On the plane back from Calgary, I got an itch to do some image processing on some photographs I took of the wonderful rocks on display at the core convention. Almost inadvertently, I composed a sequence of image filters that imitates a seismic response. And I came to these questions:
- Is this a viable way to do forward modeling?
- Can we exploit scale invariance to make more accurate forward models?
- Can we take the fabric from core and put it in a reservoir model?
- What is the goodness of fit between colour and impedance?
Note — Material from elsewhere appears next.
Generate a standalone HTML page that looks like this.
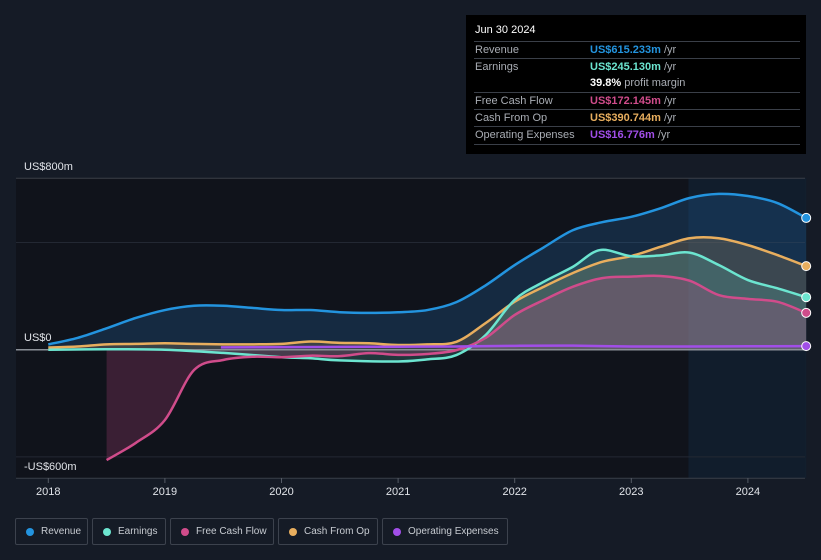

Above all, this image processing excerise shows an unambiguous demonstration of the effects of bandwidth. The most important point, no noise has been added. Here is the sequence, it is three steps: convert to grayscale, compute Laplacian, apply bandpass filter. This is analgous to the convolution of a seismic wavelet and the earth's reflectivity. Strictly speaking, it would be more physically sound to make a forward model using wavelet convolution (simple) or finite difference simulation (less simple), but that level of rigour was beyond the scope of my tinkering.
The two panels help illustrate a few points. First, finely layered heterogeneous stratal packages coalesce into crude seismic events. This is the effect of reducing bandwidth. Second, we can probably argue about what is 'signal' and what is 'noise'. However, there is no noise, per se, just geology that looks noisy. What may be mistaken as noise, might in fact be bonafide interfaces within material properties.
If the geometry of geology is largely scale invariant, perhaps, just perhaps, images like these can be used at the basin and reservoir scale. I really like the look of the crumbly fractures near the bottom of the image. This type of feature could drive the placement of a borehole, and the production in a well. The patches, speckles, and bands in the image are genuine features of the geology, not issues of quality or noise.
Do you think there is a role for transforming photographs of rocks into seismic objects?